Dr. Smith’s sacking was handled quietly, without a press release explaining the reason for the change. And in an era when few news organizations have specialized health care reporters, the change at the top of the 3,000-employee-plus health department generated not a single news article. But a look at Smith’s investment portfolio suggests, at the very least, the appearance of conflicts of interest—an issue that Newsom has a track record of taking seriously.

An analysis of five years of Smith’s annual financial interest statements, known in California as Form 700s, reveal that during her tenure the CDPH director owned, at various times, anywhere from hundreds of thousands of dollars to up to $1.5 million in stock of pesticide manufacturers, health care and long-term nursing companies, cellphone manufacturers and air-polluting oil producers—all areas that CDPH regulates or studies. In response to an interview request from Capital & Main about her resignation and possible conflicts of interest, the former director replied, in a text message, “no comment.”

Asked whether CDPH’s legal affairs division had ever raised any concerns about Dr. Smith’s investments, CDPH’s Egel said that “communications, and the content thereof, by and between CDPH Executive Staff and the Office of Legal Services are confidential, attorney-client privileged.”
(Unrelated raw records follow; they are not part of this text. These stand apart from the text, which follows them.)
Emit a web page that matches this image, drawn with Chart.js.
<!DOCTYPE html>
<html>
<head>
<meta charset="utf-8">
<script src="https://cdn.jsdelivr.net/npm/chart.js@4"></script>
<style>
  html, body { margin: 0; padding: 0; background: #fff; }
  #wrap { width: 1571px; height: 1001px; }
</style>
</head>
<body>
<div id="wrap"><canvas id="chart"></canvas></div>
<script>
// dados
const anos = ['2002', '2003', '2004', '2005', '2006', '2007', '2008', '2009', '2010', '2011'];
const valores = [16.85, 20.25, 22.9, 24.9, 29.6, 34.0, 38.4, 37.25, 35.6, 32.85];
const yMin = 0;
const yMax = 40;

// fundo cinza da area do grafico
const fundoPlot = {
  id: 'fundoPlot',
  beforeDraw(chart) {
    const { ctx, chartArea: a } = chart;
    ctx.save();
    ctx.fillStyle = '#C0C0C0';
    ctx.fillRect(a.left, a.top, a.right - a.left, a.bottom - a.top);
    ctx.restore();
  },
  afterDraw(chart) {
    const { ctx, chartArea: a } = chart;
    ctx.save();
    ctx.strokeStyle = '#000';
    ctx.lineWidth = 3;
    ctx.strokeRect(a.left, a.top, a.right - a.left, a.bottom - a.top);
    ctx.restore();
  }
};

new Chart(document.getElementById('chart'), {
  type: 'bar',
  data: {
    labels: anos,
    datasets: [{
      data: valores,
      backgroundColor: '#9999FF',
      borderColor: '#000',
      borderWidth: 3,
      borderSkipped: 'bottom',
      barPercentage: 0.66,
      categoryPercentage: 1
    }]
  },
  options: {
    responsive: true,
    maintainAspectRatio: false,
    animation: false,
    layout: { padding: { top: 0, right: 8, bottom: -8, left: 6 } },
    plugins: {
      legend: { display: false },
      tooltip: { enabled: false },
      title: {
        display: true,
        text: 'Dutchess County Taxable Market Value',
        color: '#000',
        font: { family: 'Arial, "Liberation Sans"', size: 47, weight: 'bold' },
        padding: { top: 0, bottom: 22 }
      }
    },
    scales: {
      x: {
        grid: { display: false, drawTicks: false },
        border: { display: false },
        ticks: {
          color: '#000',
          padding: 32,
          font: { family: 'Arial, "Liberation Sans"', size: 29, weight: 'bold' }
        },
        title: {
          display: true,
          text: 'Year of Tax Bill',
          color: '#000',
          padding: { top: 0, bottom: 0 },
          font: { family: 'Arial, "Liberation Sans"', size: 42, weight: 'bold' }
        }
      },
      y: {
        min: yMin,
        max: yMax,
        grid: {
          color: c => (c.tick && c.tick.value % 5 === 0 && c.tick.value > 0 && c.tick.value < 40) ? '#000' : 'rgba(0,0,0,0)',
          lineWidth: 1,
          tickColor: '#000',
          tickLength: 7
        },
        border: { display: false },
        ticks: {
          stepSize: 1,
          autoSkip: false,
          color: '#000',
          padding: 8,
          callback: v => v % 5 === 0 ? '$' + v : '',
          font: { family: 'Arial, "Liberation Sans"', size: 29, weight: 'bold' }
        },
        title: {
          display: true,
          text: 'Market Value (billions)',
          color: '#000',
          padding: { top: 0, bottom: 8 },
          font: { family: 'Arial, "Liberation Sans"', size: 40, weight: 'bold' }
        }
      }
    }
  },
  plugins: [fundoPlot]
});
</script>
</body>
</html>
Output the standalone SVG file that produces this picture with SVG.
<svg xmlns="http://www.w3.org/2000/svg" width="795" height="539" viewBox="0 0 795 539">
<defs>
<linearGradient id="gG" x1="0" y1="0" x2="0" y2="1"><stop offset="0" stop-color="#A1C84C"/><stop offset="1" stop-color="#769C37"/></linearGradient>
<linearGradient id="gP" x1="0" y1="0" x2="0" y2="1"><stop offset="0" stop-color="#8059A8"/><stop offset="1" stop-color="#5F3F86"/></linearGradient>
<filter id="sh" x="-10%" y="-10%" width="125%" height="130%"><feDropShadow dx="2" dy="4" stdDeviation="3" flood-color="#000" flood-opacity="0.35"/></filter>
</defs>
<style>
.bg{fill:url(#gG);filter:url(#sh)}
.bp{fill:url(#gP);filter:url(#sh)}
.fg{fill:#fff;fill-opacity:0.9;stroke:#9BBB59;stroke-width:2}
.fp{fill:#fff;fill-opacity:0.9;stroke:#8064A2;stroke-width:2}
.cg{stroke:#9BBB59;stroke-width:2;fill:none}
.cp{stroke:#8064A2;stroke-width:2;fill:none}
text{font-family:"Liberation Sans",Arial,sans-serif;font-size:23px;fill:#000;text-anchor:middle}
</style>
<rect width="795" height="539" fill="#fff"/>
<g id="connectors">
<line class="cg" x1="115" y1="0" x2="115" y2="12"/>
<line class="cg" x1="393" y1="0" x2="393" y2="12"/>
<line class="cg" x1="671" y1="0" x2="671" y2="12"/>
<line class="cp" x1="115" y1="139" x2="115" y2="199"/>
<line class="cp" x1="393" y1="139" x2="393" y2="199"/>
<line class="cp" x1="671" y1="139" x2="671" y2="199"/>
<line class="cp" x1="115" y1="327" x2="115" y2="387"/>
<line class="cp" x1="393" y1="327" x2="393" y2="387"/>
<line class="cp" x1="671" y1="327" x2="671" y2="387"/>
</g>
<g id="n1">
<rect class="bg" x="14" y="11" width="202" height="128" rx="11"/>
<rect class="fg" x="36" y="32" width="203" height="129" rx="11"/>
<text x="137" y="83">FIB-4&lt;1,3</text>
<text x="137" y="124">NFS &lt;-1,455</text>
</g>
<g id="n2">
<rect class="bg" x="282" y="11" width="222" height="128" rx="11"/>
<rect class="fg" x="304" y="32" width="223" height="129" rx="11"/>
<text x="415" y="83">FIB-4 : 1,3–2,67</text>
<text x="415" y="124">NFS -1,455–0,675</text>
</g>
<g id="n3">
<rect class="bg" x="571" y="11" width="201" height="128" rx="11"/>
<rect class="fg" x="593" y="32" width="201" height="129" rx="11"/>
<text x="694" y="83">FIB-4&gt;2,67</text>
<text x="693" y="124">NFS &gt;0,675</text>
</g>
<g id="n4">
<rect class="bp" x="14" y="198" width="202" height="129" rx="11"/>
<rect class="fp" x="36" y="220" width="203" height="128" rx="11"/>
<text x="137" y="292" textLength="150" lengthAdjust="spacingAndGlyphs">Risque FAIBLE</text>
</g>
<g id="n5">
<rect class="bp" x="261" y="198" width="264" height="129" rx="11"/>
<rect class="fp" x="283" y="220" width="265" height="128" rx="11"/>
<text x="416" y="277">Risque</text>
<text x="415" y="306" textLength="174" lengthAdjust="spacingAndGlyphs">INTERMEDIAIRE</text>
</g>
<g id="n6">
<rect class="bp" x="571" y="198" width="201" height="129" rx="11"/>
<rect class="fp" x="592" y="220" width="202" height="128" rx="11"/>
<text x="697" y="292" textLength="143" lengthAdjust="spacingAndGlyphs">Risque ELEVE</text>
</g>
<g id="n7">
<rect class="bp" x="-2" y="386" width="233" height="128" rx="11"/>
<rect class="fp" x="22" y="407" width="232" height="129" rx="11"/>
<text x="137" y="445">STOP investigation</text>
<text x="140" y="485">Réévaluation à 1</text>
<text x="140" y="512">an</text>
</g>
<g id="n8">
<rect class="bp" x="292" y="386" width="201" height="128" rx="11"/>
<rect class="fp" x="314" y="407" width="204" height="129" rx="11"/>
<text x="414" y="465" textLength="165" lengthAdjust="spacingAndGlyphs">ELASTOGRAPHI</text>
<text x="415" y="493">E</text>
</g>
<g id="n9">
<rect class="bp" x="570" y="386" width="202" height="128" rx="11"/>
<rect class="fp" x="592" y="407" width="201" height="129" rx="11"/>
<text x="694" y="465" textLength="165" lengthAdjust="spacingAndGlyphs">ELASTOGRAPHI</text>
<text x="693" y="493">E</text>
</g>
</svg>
Smith’s financial disclosures list 49 company stocks she owned while she was CDPH director through the Whitney Smith Family Trust, most in a range of value between $10,000 to $100,000. Many of the shareholdings created potential conflicts. For example, Smith owned between $10,000 and $100,000 in AT&T stock, plus a similar amount of Verizon stock, according to disclosures. It’s unclear how much of a role she played in blocking release of CDPH’s cellphone study, whose publication was opposed by the wireless industry.
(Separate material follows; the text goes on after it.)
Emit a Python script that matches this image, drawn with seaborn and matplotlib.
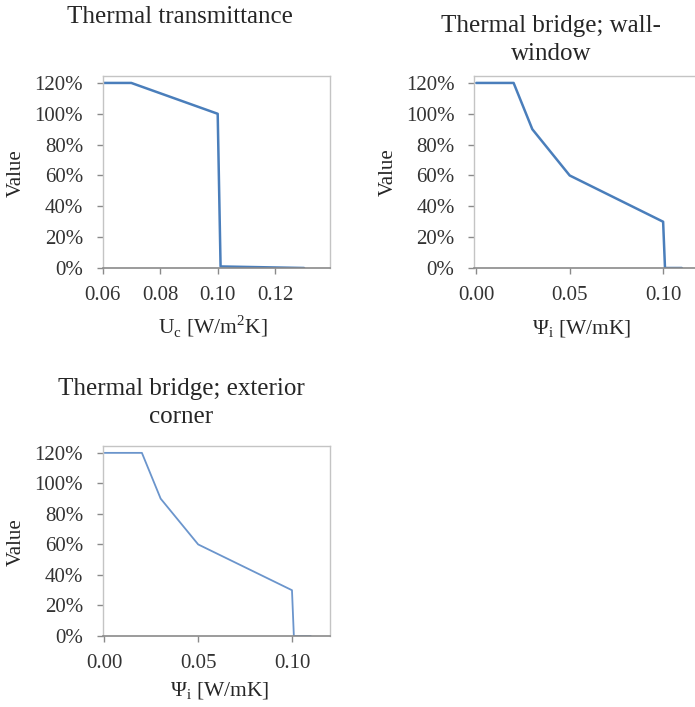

Nevertheless, said Hana Callaghan, director of the Government Ethics Program at the Markkula Center for Applied Ethics at Santa Clara University, Smith showed poor judgment in having so many potential financial conflicts, adding, “Whether or not these were actual conflicts or not I can’t say, but for someone as high-ranking as the director of CDPH, it’s important to avoid even the appearance of conflict of interest.”
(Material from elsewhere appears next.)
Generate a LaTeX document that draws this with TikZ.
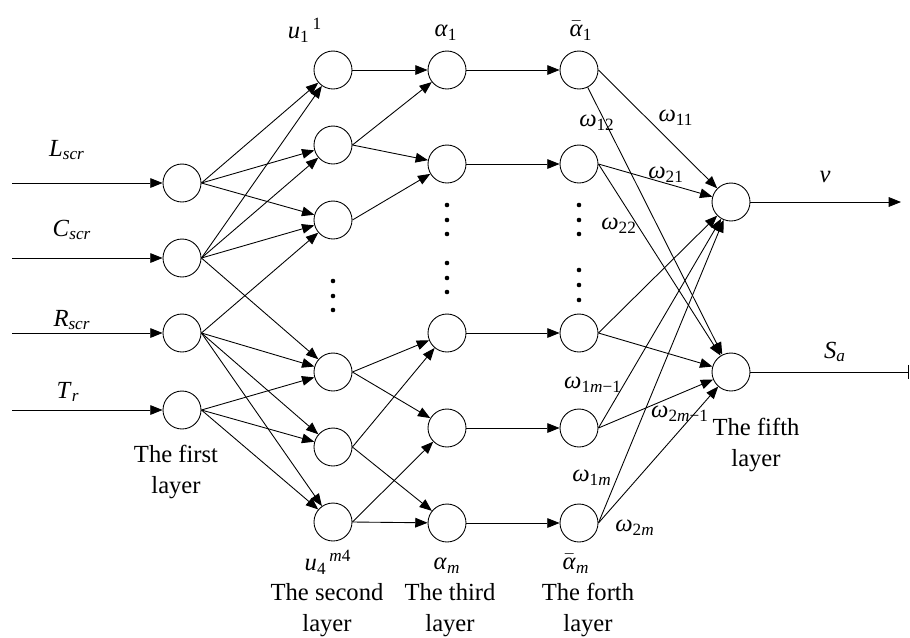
\documentclass[tikz,border=0pt]{standalone}
\usepackage{fontspec}
\setmainfont{Liberation Serif}
\usetikzlibrary{arrows.meta}
\newcommand{\abar}{$\bar{\mbox{\textit{α}}}$}

\begin{document}
\begin{tikzpicture}[x=0.02cm,y=-0.02cm,->,>={Triangle[length=7pt,width=5.5pt]},line width=0.5pt,
	main node/.style={circle,draw,minimum size=0.76cm,inner sep=0pt},
	lab/.style={font=\fontsize{14}{18}\selectfont,inner sep=0pt,align=center}]
	\useasboundingbox (0,0) rectangle (910,637);
	% the first layer
	\node[main node] (11) at (182,183) {};
	\node[main node] (12) at (182,258) {};
	\node[main node] (13) at (182,333) {};
	\node[main node] (14) at (182,410) {};
	% the second layer
	\node[main node] (21) at (333,70) {};
	\node[main node] (22) at (333,145) {};
	\node[main node] (23) at (333,220) {};
	\node[main node] (24) at (333,372) {};
	\node[main node] (25) at (333,447) {};
	\node[main node] (26) at (333,522) {};
	% the third layer
	\node[main node] (31) at (447,70) {};
	\node[main node] (32) at (447,164) {};
	\node[main node] (33) at (447,333) {};
	\node[main node] (34) at (447,428) {};
	\node[main node] (35) at (447,523) {};
	% the forth layer
	\node[main node] (41) at (579,70) {};
	\node[main node] (42) at (579,164) {};
	\node[main node] (43) at (579,333) {};
	\node[main node] (44) at (579,428) {};
	\node[main node] (45) at (579,523) {};
	% the fifth layer
	\node[main node] (51) at (731,202) {};
	\node[main node] (52) at (731,372) {};

	% inputs and outputs
	\coordinate (in1) at (12,183);
	\coordinate (in2) at (12,258);
	\coordinate (in3) at (12,333);
	\coordinate (in4) at (12,410);
	\coordinate (out1) at (901,202);
	\coordinate (out2) at (909,372);
	\foreach \i in {1,...,4}
		\draw (in\i) -- (1\i);
	\draw (51) -- (out1);
	\draw[-{Bar[width=8pt]}] (52) -- (out2);

	\path
		(11.east) edge (21) edge (22) edge (23)
		(12.east) edge (21) edge (22) edge (23) edge (24)
		(13.east) edge (23) edge (24) edge (25) edge (26)
		(14.east) edge (24) edge (25) edge (26)
		(21.east) edge (31)
		(22.east) edge (31) edge (32)
		(23.east) edge (32)
		(24.east) edge (33) edge (34)
		(25.east) edge (33) edge (35)
		(26.east) edge (35) edge (34);
	\foreach \i in {1,...,5}
		\draw (3\i) -- (4\i);
	\path
		(41.east) edge (51)
		(41) edge (52)
		(42.east) edge (51) edge (52)
		(43.east) edge (51) edge (52)
		(44.east) edge (51) edge (52)
		(45.east) edge (51) edge (52);

	% dots
	\foreach \y in {281,296,310}
		\fill (333,\y) circle (1.3pt);
	\foreach \y in {205,220,234,263,278,292}
		\fill (447,\y) circle (1.3pt);
	\foreach \y in {205,220,234,270,285,300}
		\fill (579,\y) circle (1.3pt);

	% input and output labels
	\node[lab] (lL) at (67,150) {\textit{L}\textsubscript{\textit{scr}}};
	\node[lab] (lC) at (72,230) {\textit{C}\textsubscript{\textit{scr}}};
	\node[lab] (lR) at (72,320) {\textit{R}\textsubscript{\textit{scr}}};
	\node[lab] (lT) at (68,392) {\textit{T}\textsubscript{\textit{r}}};
	\node[lab] (lv) at (825,177) {\textit{v}};
	\node[lab] (lS) at (835,352) {\textit{S}\textsubscript{\textit{a}}};

	% layer labels
	\node[lab] (u11) at (305,30) {\textit{u}\textsubscript{1}\textsuperscript{\,1}};
	\node[lab] (a1) at (446,33) {\textit{α}\textsubscript{1}};
	\node[lab] (b1) at (581,31) {\abar\textsubscript{1}};
	\node[lab] (u4m) at (328,562) {\textit{u}\textsubscript{4}\textsuperscript{\,\textit{m}4}};
	\node[lab] (am) at (447,566) {\textit{α}\textsubscript{\textit{m}}};
	\node[lab] (bm) at (576,564) {\abar\textsubscript{\textit{m}}};
	\node[lab] (first) at (176,472) {The first\\layer};
	\node[lab] (second) at (327,610) {The second\\layer};
	\node[lab] (third) at (450,610) {The third\\layer};
	\node[lab] (forth) at (588,610) {The forth\\layer};
	\node[lab] (fifth) at (756,445) {The fifth\\layer};

	% weights
	\node[lab] (w11) at (676,118) {\textit{ω}\textsubscript{11}};
	\node[lab] (w12) at (597,123) {\textit{ω}\textsubscript{12}};
	\node[lab] (w21) at (666,175) {\textit{ω}\textsubscript{21}};
	\node[lab] (w22) at (619,226) {\textit{ω}\textsubscript{22}};
	\node[lab] (w1m1) at (593,385) {\textit{ω}\textsubscript{1\textit{m}−1}};
	\node[lab] (w2m1) at (680,414) {\textit{ω}\textsubscript{2\textit{m}−1}};
	\node[lab] (w1m) at (592,478) {\textit{ω}\textsubscript{1\textit{m}}};
	\node[lab] (w2m) at (635,528) {\textit{ω}\textsubscript{2\textit{m}}};
\end{tikzpicture}
\end{document}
Smith also owned between $10,000 and $100,000 in the chemical company DuPont. A 2014 CDPH study of California schools located near agricultural fields found that a DuPont-produced pesticide, chlorpyrifos, which has been linked to brain damage in children, was found to be one of the most common pesticides used in agricultural fields in close proximity to schools predominantly enrolled with students from low-income families. Pesticide watchdogs interviewed for this story accused CDPH of being slow to take obvious steps following the study, such as testing children and calling for an outright ban on some pesticide use near schools.

“Of course it’s alarming to learn that CDPH’s director owned DuPont stock while we were calling for more forcible action to protect kids,” said Medha Chandra, a spokesperson for Pesticide Action Network. In May 2019 another California agency, Cal EPA, announced plans to ban chlorpyrifos from use in California completely.

Gov. Newsom must decide by October 13 whether to believe CDPH that its cooperative approach with lead-polluting employers is working, or to support AB 35, a bill calling for reform and more protection for workers.

“For the CDPH to accomplish its mission,” said Joel Moskowitz, “the governor and state Legislature must provide adequate resources and the political will to stand up to corporate interests.”